◆ Work required ◆
Leave out all pictures and give back precisely the lines from the line with "Give me the matplotlib source for this chart." to the line with "pos = [15, 14, 15, 15, 16]", including those two lines.

◆ Data for this exercise ◆

* begin *

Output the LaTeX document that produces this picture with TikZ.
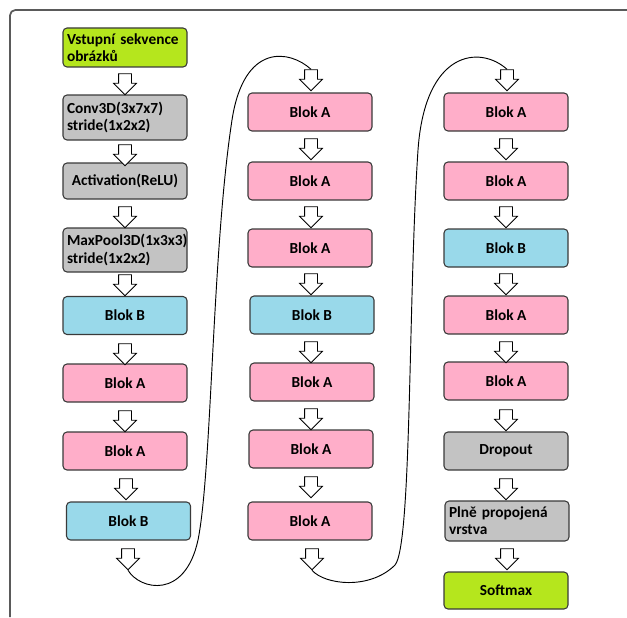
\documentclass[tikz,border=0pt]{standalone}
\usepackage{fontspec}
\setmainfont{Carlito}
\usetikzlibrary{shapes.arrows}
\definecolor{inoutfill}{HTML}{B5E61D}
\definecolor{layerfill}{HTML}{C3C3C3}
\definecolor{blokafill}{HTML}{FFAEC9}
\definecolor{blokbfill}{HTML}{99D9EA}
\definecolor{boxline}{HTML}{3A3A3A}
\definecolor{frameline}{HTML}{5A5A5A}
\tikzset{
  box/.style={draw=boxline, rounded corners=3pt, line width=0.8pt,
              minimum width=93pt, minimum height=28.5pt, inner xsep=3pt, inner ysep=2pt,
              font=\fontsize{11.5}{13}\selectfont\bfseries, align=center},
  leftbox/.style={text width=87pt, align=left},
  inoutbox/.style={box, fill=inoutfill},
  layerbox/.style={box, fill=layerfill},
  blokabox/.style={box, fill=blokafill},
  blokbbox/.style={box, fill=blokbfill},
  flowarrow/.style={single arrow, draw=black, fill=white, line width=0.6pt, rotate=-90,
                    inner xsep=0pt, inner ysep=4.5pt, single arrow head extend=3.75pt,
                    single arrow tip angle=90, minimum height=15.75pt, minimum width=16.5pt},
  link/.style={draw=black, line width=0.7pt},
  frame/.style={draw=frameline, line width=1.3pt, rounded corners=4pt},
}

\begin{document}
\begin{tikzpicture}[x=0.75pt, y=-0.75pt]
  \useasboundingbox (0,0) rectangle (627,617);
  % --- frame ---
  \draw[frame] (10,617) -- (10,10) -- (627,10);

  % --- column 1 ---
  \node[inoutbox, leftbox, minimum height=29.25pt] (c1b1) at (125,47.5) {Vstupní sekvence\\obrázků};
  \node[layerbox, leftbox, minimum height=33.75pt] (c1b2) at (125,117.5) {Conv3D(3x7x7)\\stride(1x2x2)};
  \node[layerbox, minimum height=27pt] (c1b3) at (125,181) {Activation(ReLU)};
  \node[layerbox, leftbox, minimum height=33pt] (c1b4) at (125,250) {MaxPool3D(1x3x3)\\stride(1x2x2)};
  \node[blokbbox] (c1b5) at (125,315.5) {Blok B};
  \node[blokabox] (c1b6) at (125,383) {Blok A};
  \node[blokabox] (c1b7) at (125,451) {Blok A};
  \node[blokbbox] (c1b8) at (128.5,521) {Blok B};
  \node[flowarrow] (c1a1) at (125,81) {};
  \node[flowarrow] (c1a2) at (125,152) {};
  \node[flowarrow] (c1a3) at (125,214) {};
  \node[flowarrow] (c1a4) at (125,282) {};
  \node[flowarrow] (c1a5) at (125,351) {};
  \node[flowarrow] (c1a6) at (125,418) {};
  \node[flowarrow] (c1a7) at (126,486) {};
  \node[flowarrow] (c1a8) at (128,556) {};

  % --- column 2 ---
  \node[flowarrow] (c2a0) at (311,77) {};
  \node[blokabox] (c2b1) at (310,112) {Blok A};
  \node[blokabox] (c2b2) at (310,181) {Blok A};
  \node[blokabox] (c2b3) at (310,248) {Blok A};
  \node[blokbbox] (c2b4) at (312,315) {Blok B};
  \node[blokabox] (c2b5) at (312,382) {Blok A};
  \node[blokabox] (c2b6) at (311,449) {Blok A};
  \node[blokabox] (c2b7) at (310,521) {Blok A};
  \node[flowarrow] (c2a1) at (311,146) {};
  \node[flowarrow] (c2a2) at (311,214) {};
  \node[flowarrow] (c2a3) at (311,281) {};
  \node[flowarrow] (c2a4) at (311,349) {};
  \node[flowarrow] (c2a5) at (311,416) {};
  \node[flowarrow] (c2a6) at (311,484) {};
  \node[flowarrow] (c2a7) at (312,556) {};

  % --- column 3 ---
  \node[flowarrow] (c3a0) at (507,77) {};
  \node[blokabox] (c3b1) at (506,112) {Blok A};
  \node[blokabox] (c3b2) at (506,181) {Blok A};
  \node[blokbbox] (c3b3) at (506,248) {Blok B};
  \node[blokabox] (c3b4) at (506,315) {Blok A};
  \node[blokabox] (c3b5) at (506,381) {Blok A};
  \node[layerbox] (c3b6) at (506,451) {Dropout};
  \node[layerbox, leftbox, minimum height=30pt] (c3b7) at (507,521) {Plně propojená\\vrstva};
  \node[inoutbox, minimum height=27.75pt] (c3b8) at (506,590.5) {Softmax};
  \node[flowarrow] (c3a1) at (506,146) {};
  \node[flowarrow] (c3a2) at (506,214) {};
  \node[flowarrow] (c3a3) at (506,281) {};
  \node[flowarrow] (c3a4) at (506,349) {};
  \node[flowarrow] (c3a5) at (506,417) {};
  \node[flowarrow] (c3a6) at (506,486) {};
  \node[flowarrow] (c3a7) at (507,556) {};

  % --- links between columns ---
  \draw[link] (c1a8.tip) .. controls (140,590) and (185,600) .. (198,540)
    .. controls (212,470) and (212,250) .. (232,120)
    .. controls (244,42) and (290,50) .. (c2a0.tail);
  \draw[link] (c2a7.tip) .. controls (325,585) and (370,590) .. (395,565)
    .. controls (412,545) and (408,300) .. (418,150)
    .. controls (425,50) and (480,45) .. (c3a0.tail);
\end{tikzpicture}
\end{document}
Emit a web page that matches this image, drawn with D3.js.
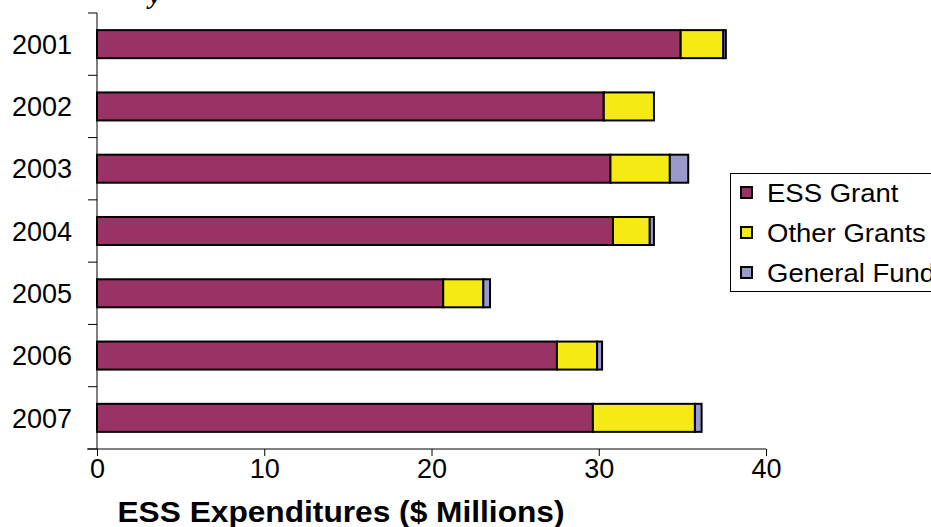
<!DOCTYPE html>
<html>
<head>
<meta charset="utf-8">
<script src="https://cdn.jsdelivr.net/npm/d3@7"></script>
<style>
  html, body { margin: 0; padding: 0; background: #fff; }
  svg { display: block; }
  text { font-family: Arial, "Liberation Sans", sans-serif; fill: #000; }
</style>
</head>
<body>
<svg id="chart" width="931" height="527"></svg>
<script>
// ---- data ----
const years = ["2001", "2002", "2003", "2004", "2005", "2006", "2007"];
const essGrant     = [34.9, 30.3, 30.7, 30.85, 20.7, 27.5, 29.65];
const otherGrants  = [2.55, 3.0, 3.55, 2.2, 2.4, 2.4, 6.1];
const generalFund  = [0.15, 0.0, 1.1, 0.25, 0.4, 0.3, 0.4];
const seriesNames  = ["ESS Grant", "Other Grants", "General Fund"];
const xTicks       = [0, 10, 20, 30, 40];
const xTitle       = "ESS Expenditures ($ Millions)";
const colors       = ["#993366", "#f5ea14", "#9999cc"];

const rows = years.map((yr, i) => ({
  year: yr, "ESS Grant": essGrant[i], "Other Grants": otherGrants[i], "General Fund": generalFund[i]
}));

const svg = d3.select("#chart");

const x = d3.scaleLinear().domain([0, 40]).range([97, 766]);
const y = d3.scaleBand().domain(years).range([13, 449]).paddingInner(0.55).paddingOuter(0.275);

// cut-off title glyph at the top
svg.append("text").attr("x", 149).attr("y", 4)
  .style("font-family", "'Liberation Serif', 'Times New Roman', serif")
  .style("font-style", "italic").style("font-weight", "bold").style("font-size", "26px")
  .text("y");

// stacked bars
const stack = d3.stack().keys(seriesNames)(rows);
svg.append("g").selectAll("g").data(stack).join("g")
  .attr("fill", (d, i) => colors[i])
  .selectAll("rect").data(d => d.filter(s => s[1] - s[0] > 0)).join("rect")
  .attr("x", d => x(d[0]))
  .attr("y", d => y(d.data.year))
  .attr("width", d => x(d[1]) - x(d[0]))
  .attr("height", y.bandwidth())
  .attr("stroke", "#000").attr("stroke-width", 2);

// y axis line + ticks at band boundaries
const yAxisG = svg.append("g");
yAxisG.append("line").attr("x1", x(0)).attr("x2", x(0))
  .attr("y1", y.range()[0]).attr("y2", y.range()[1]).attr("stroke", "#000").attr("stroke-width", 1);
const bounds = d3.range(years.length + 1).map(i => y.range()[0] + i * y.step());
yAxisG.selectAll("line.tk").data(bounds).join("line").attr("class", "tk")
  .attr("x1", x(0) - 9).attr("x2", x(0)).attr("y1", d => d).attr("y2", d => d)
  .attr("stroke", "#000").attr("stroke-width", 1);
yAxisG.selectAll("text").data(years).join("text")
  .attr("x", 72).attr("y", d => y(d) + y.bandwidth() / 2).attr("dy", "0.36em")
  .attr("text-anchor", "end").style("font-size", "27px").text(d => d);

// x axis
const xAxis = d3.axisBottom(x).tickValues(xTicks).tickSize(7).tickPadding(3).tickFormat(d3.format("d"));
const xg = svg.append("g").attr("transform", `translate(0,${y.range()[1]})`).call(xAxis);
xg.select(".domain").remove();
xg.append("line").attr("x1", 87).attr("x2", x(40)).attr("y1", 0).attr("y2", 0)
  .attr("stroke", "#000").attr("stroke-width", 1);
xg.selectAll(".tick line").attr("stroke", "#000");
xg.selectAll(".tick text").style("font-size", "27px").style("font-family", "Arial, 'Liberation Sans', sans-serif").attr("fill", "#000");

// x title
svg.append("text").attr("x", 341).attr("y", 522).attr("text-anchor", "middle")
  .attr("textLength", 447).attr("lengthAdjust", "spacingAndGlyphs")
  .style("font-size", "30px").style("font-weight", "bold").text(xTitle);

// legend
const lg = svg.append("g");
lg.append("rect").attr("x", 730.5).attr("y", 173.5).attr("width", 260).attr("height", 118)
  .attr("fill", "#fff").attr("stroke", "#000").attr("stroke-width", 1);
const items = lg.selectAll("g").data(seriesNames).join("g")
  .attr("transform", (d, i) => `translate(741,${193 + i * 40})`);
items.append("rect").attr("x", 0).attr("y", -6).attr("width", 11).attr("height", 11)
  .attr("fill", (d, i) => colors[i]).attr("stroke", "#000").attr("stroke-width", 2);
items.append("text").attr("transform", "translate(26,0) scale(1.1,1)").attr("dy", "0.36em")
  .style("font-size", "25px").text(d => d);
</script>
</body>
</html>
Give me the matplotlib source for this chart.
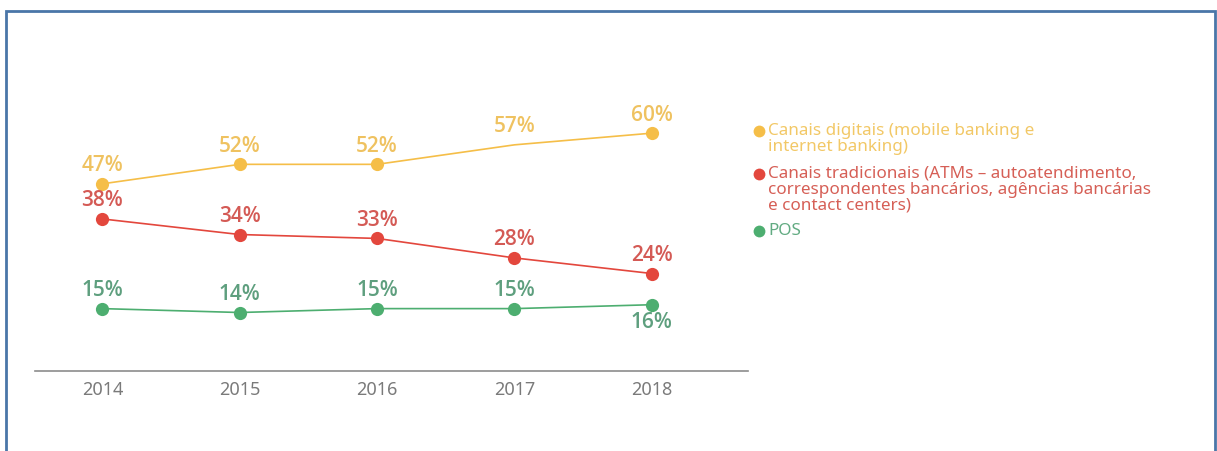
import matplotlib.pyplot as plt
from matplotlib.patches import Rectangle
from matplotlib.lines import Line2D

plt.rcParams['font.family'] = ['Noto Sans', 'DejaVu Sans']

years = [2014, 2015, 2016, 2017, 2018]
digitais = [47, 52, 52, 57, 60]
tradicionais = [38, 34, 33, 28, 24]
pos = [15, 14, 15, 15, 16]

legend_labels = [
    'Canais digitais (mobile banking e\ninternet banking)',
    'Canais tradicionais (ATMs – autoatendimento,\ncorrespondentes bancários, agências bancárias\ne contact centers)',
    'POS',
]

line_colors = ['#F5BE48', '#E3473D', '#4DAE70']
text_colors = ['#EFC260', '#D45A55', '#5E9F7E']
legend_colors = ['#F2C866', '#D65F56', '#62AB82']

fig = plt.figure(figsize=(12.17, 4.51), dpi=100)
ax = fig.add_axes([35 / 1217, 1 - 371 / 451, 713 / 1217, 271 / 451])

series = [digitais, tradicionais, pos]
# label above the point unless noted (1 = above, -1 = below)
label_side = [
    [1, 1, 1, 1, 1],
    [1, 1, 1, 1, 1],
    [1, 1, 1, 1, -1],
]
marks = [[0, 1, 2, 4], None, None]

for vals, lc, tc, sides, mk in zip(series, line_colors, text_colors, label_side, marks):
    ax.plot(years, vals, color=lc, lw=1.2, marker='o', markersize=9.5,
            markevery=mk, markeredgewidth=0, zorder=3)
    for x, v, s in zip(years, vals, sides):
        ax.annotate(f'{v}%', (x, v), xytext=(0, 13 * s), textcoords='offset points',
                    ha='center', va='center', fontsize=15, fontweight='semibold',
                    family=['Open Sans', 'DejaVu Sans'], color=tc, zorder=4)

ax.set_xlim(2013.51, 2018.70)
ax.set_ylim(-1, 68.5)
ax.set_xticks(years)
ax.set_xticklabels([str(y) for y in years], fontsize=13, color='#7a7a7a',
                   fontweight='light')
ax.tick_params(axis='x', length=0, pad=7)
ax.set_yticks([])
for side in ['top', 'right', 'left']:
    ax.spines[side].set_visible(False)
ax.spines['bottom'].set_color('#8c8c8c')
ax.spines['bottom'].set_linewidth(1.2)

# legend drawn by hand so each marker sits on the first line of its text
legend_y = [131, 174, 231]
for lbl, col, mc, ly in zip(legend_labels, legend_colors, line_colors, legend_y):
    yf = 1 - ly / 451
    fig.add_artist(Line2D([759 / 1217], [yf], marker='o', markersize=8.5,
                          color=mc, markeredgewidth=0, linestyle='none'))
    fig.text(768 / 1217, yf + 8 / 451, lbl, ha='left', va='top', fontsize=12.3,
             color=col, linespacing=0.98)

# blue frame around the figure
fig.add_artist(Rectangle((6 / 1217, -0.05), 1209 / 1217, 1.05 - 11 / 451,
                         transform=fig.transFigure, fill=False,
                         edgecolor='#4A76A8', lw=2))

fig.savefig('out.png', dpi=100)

* end *

◆ Complete output ◆
Give me the matplotlib source for this chart.
import matplotlib.pyplot as plt
from matplotlib.patches import Rectangle
from matplotlib.lines import Line2D

plt.rcParams['font.family'] = ['Noto Sans', 'DejaVu Sans']

years = [2014, 2015, 2016, 2017, 2018]
digitais = [47, 52, 52, 57, 60]
tradicionais = [38, 34, 33, 28, 24]
pos = [15, 14, 15, 15, 16]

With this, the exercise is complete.